14 May 2013

Cisco the Innovator vs Microsoft the Strategist


In 2000, Cisco entered the communications marketplace by marketing the hell out of something new, VoIP.  Legacy vendors were caught wholly off guard with immature products they’d planned on strengthening and releasing at leisurely pace.  Cisco upended that strategy sending Alcatel, Avaya and Rolm scrambling. The result being that customers were shown a lot of famously bad and short-lived products in the first few years of this new century.

Yes, the first releases of CallManager were feature poor and fantastically, famously buggy, but VoIP was real innovation and Cisco capitalized on the technology’s promise. As an innovator and teacher Cisco thrived, eventually becoming #1 (although to be fair, it took years longer than Mr. Chambers expected).  

We’re in the second decade of VoIP, nearing a decade of enterprise chat and presence, and bringing up the rear, SIP and video are approaching their own half-decade marks.  But the market is inexplicably swooning over Microsoft Lync, a largely partner-driven “good enough” PBX with a huge installed base of Microsoft Office and LCS/OCS users. Where’s the innovation? Where’s the “new.”

I also attended the Microsoft “Living with Lync” session at Enterprise Connect like NoJitter’s Kevin Kieller who took Twitter umbrage at my being far less bedazzled.  To borrow from the withering Miranda Priestly in The Devil Wears Prada, PBX consolidation, least cost routing, SIP trunking:  Groundbreaking.” (In fact Microsoft’s banging on about such meat-and-potatoes features is, to me, tacit admission of deficit.)

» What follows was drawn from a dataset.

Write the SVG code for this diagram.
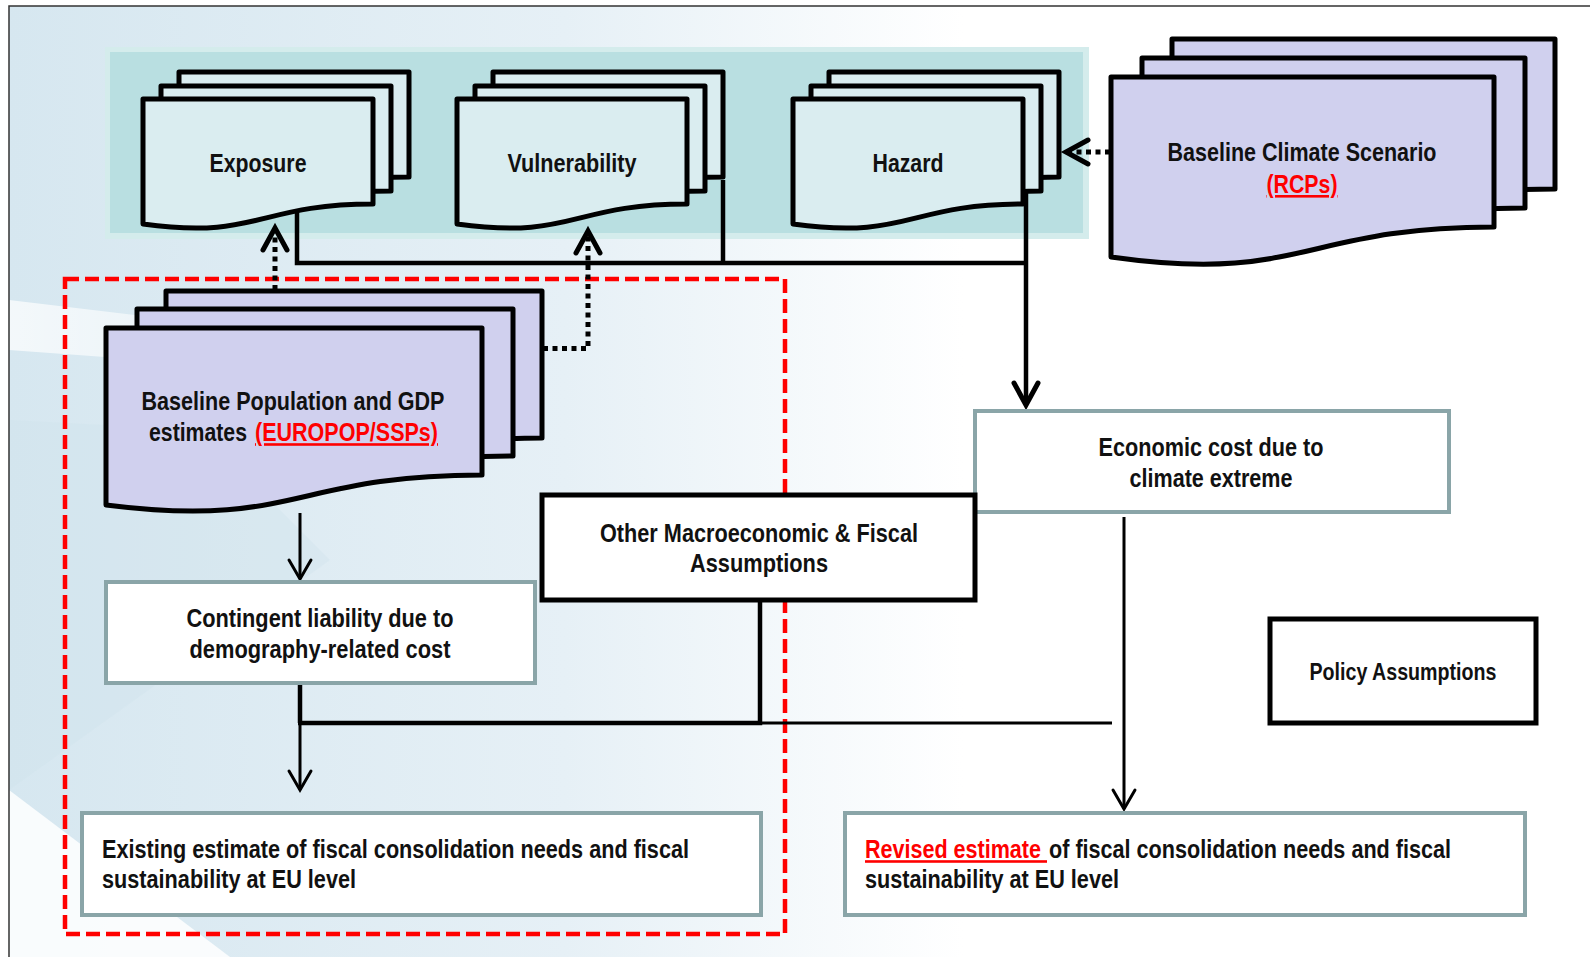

I simply don’t get excited by reference customers who standup and shout, “it works” with the subliminal message being uniqueness.  It’s also worth noting that I’m similarly unimpressed with ovens that get hot or toddlers who walk.  As I opined, doing what it says on the label isn’t cause for celebration.

You could say Lync’s only true “innovation” has been their use of their former partners (current competitors) to implant LCS/OCS “eggs” that are now hatching to consume voice systems from the inside.  But that’s not innovation, that’s strategy.  And so far, that’s been enough.

Just so we’re clear: 
  • Will Lync voice continue to grow quickly? Yes, there’s a lot of low-hanging Microsoft fruit.
  • Are competitors, crippled by economic forces and bad management, boosting Lync?  Yes, just as a flush Cisco benefitted from the telecom meltdown in the early 2000s.
  • Will Microsoft Lync be a dominate player for the next decade?  Yes, but an unseen competitor will challenge them eventually too.
  • Has any of Lync voice’s success been the result of any real innovation?  No, not yet.

So by all means celebrate their growth and strategy. But you won’t see me excited by reference customers doing, as Stephan King wrote “SSDD.”